Однажды я при разговоре с одним хорошим лесорубом его спросил:
– А что, Миша, занимаешься ли теперь нехорошими делами или нет?
Он мне отвечает:
– Что ты, батя, как можно заниматься этим делом, когда я не только здесь, но и в управлении на хорошем счету. Я теперь почетный человек. Меня, как отличника производства, вызывают в управление, выдают премии, да и вы здесь отмечаете мою работу в стенгазете и производственном бюллетене, вывешиваете на доску почета мою фотокарточку.
Хорошие производственники мало-помалу отходят от своей преступной деятельности и включаются в трудовую семью.
На производительность труда лесорубов и возчиков хорошее влияние имела выдача премиальных продовольственных и вещевых посылок. В 1947 году ввели зачеты, но это хорошее мероприятие существовало лишь только три квартала, а потом возобновили его только в 1954 году.
При КВЧ был организован драмкружок и музыкальный кружок. Ставили своими силами постановки. Раз в два-три месяца приезжал управленческий драмкружок, делал постановки; раз в месяц нас навещала кинопередвижка; по субботам и в предпраздничные дни устраивались танцы; в каждом бараке установлено было радио. На л/п выпускалась своя стенгазета и производственный бюллетень…
Все это, вместе взятое, положительно влияло на повышение производительности труда и на воспитание заключенных.
Между бригадами, звеньями и отдельными работягами заключались трудовые договора на соревнование.
Хорошая связь заключенных была с родными: разрешалось писать одно письмо в месяц или 12 писем в год, а писали неограниченное количество. Получали телеграммы и посылки тоже в неограниченном количестве. Письма, телеграммы и денежные переводы отказчикам производства частенько задерживались.
До октября 1948 года на л/пунктах находились вместе мужчины и женщины, но помещались в разных бараках. Это была лишь формальность, и то для приезжающего начальства, а практически дело обстояло не так.
Если в этап прибывали женщины или девушки, то в первую очередь на вахту шел нарядчик, фельдшер и комендант: выбирали себе жен, а если женщина отказывалась от этого гнусного предложения, то ее доводили до такого состояния, что она вынуждена была согласиться на сожительство с лагерным придурком, и жили они как муж и жена. Нередко имели детей. Дети воспитывались до года с половиной в детских яслях, куда для кормления детей ходили мамки.
В год с половиной детей отправляли в детские дома или же к родителям матери, если они пожелают.
Надо сказать, что со стороны государства забота о детях и мамках была прекрасная…

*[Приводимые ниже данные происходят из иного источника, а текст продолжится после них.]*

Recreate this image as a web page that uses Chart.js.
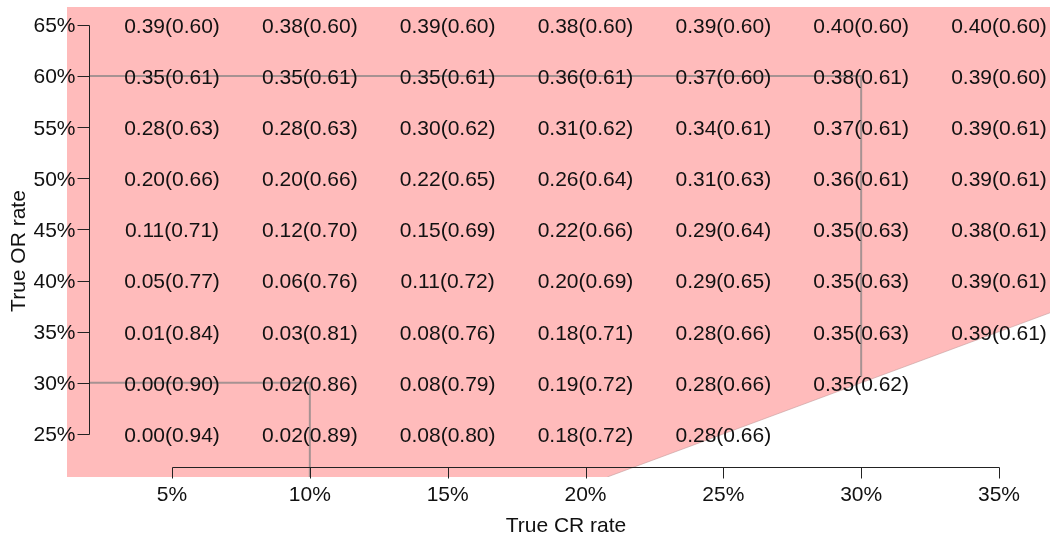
<!DOCTYPE html>
<html><head><meta charset="utf-8">
<script src="https://cdn.jsdelivr.net/npm/chart.js@4.4.0/dist/chart.umd.min.js"></script>
<style>html,body{margin:0;padding:0;background:#fff;overflow:hidden}canvas{display:block}</style>
</head><body>
<canvas id="c" width="1050" height="535"></canvas>
<script>
// ---- data ----
const crRates = [5, 10, 15, 20, 25, 30, 35];           // True CR rate (%)
const orRates = [65, 60, 55, 50, 45, 40, 35, 30, 25];  // True OR rate (%)
const xTickLabels = ['5%', '10%', '15%', '20%', '25%', '30%', '35%'];
const yTickLabels = ['65%', '60%', '55%', '50%', '45%', '40%', '35%', '30%', '25%'];
// rows follow orRates, columns follow crRates ('' = no value)
const cellRows = [
  ['0.39(0.60)', '0.38(0.60)', '0.39(0.60)', '0.38(0.60)', '0.39(0.60)', '0.40(0.60)', '0.40(0.60)'],
  ['0.35(0.61)', '0.35(0.61)', '0.35(0.61)', '0.36(0.61)', '0.37(0.60)', '0.38(0.61)', '0.39(0.60)'],
  ['0.28(0.63)', '0.28(0.63)', '0.30(0.62)', '0.31(0.62)', '0.34(0.61)', '0.37(0.61)', '0.39(0.61)'],
  ['0.20(0.66)', '0.20(0.66)', '0.22(0.65)', '0.26(0.64)', '0.31(0.63)', '0.36(0.61)', '0.39(0.61)'],
  ['0.11(0.71)', '0.12(0.70)', '0.15(0.69)', '0.22(0.66)', '0.29(0.64)', '0.35(0.63)', '0.38(0.61)'],
  ['0.05(0.77)', '0.06(0.76)', '0.11(0.72)', '0.20(0.69)', '0.29(0.65)', '0.35(0.63)', '0.39(0.61)'],
  ['0.01(0.84)', '0.03(0.81)', '0.08(0.76)', '0.18(0.71)', '0.28(0.66)', '0.35(0.63)', '0.39(0.61)'],
  ['0.00(0.90)', '0.02(0.86)', '0.08(0.79)', '0.19(0.72)', '0.28(0.66)', '0.35(0.62)', ''],
  ['0.00(0.94)', '0.02(0.89)', '0.08(0.80)', '0.18(0.72)', '0.28(0.66)', '', '']
];
// reference paths (CR %, OR %)
const pathA = [{x: 2, y: 60}, {x: 30, y: 60}, {x: 30, y: 30.6}];
const pathB = [{x: 2, y: 30}, {x: 10, y: 30}, {x: 10, y: 20.79}];

// ---- scale range / axis placement ----
const X_MIN = 1.191, X_MAX = 36.85, Y_MIN = 20.79, Y_MAX = 66.76;
const Y_AXIS_AT_CR = 2.0, X_AXIS_AT_OR = 21.77;
const FONT = '"Liberation Sans", Arial, Helvetica, sans-serif';

// region where OR >= CR, bounded below by the OR = CR diagonal
const regionLower = [{x: X_MIN, y: Y_MIN}, {x: Y_MIN, y: Y_MIN}, {x: X_MAX, y: X_MAX}];
const regionEdge = [{x: Y_MIN, y: Y_MIN}, {x: X_MAX, y: X_MAX}];

const cellPoints = [];
orRates.forEach((o, i) => crRates.forEach((c, j) => {
  if (cellRows[i][j]) cellPoints.push({x: c, y: o, t: cellRows[i][j]});
}));

const rPlugin = {
  id: 'rstyle',
  afterDatasetsDraw(chart) {
    const {ctx, scales: {x, y}} = chart;
    ctx.save();
    // cell labels
    const meta = chart.getDatasetMeta(4);
    ctx.fillStyle = '#111';
    ctx.font = '21px ' + FONT;
    ctx.textAlign = 'center';
    ctx.textBaseline = 'middle';
    meta.data.forEach((el, k) => {
      ctx.fillText(cellPoints[k].t, el.x, el.y + 2);
    });
    // y axis
    ctx.strokeStyle = '#222';
    ctx.lineWidth = 1;
    const ax = Math.round(x.getPixelForValue(Y_AXIS_AT_CR)) + 0.5;
    const yTop = y.getPixelForValue(orRates[0]);
    const yBot = y.getPixelForValue(orRates[orRates.length - 1]);
    ctx.beginPath();
    ctx.moveTo(ax, Math.round(yTop) + 0.5);
    ctx.lineTo(ax, Math.round(yBot) + 0.5);
    orRates.forEach(o => {
      const py = Math.round(y.getPixelForValue(o)) + 0.5;
      ctx.moveTo(ax, py); ctx.lineTo(ax - 12, py);
    });
    ctx.stroke();
    ctx.fillStyle = '#111';
    ctx.textAlign = 'right';
    ctx.textBaseline = 'middle';
    orRates.forEach((o, i) => {
      ctx.fillText(yTickLabels[i], ax - 14, y.getPixelForValue(o) + 1.5);
    });
    // x axis
    const ay = Math.round(y.getPixelForValue(X_AXIS_AT_OR)) + 0.5;
    ctx.beginPath();
    ctx.moveTo(Math.round(x.getPixelForValue(crRates[0])) + 0.5, ay);
    ctx.lineTo(Math.round(x.getPixelForValue(crRates[crRates.length - 1])) + 0.5, ay);
    crRates.forEach(c => {
      const px = Math.round(x.getPixelForValue(c)) + 0.5;
      ctx.moveTo(px, ay); ctx.lineTo(px, ay + 11);
    });
    ctx.stroke();
    ctx.textAlign = 'center';
    ctx.textBaseline = 'alphabetic';
    crRates.forEach((c, i) => {
      ctx.fillText(xTickLabels[i], x.getPixelForValue(c), ay + 33);
    });
    // axis titles
    ctx.fillText('True CR rate', 566, 532);
    ctx.translate(25, 251);
    ctx.rotate(-Math.PI / 2);
    ctx.fillText('True OR rate', 0, 0);
    ctx.restore();
  }
};

new Chart(document.getElementById('c'), {
  type: 'scatter',
  data: {
    datasets: [
      {
        data: regionLower, showLine: true, fill: 'end', order: 10,
        backgroundColor: '#FFBBBB', borderWidth: 0, borderColor: 'rgba(0,0,0,0)',
        pointRadius: 0, tension: 0
      },
      {data: regionEdge, showLine: true, fill: false, order: 9, borderColor: 'rgba(190,150,150,0.55)', borderWidth: 1, pointRadius: 0},
      {data: pathA, showLine: true, fill: false, order: 1, borderColor: 'rgba(128,128,128,0.7)', borderWidth: 2, pointRadius: 0},
      {data: pathB, showLine: true, fill: false, order: 1, borderColor: 'rgba(128,128,128,0.7)', borderWidth: 2, pointRadius: 0},
      {data: cellPoints, order: 0, pointRadius: 0, showLine: false}
    ]
  },
  options: {
    responsive: false, animation: false, devicePixelRatio: 1, events: [],
    layout: {padding: {left: 67, top: 7, right: 0, bottom: 58}},
    plugins: {legend: {display: false}, tooltip: {enabled: false}, title: {display: false}},
    scales: {
      x: {type: 'linear', min: X_MIN, max: X_MAX, display: false},
      y: {type: 'linear', min: Y_MIN, max: Y_MAX, display: false}
    }
  },
  plugins: [rPlugin]
});
</script>
</body></html>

Нередки были случаи, когда администрация л/п покровительствовала совместному сожительству.
Хороший лесоруб имеет лагерную жену, она работает на общих работах, ей тяжело, и тогда ее сожитель идет к начальнику л/пункта и говорит: «Освободите мою жену от общих работ и переведите ее работать в зону, за это я вам буду давать две нормы выработки; одну за себя, вторую за жену».
Администрация хочет иметь больше кубиков и соглашается с предложением уркача, а его жену переводят в зону в качестве уборщицы или поломойки.
Или бывали такие случаи: жену хорошего лесоруба направляют в этап, ее сожитель об этом узнает, придя с работы, и бежит к начальнику лагпункта чуть не со слезами умолять его, чтобы жену не отправляли в этап.
Начальство не соглашается…
На следующее утро работяга на работу не выходит, его сажают в изолятор, он там сидит день—два, а то и больше, а кубиков нет. Из Управления звонят: почему нет кубиков? И это продолжается несколько дней. В конце концов администрация сдается, и жену уркача освобождают от этапа.
За 14-летнее пребывание в лагере много пришлось увидеть такого, чего на воле и во сне не приснится…
В общем, к уркачам надо иметь особый подход, не то что к осужденным по 58-й ст. Старое лагерное начальство этот подход к ним имело.
Я помню, на 17-м л/п был начальником бывший одесский грузчик, хороший человек. Идет он по зоне, а где-нибудь со стороны кричит работяга-доходяга: «Гражданин начальник!» Начальник, услышав голос работяги, останавливается, выслушивает работягу и оказывает ему соответствующую помощь в его вопросе…
За добро ему работяги платили добром.
В его л/п не было ни одного случая невыполнения месячного плана. Если в первую декаду месяца с выполнением плана дело обстоит плохо, он бьет тревогу, созывает общее собрание заключенных и перед ними выступает.
Он никогда в невыполнении плана себя не отделял от общей массы заключенных, никогда не имел привычки кричать и ругать з/к. Он хорошо знал, что в невыполнении плана не всегда виноваты работяги. Он по душам говорил с работягами, и к концу месяца производственный план был по всем показателям не только выполнен, но и перевыполнен, и л/п выходил на первое или второе место в лагере.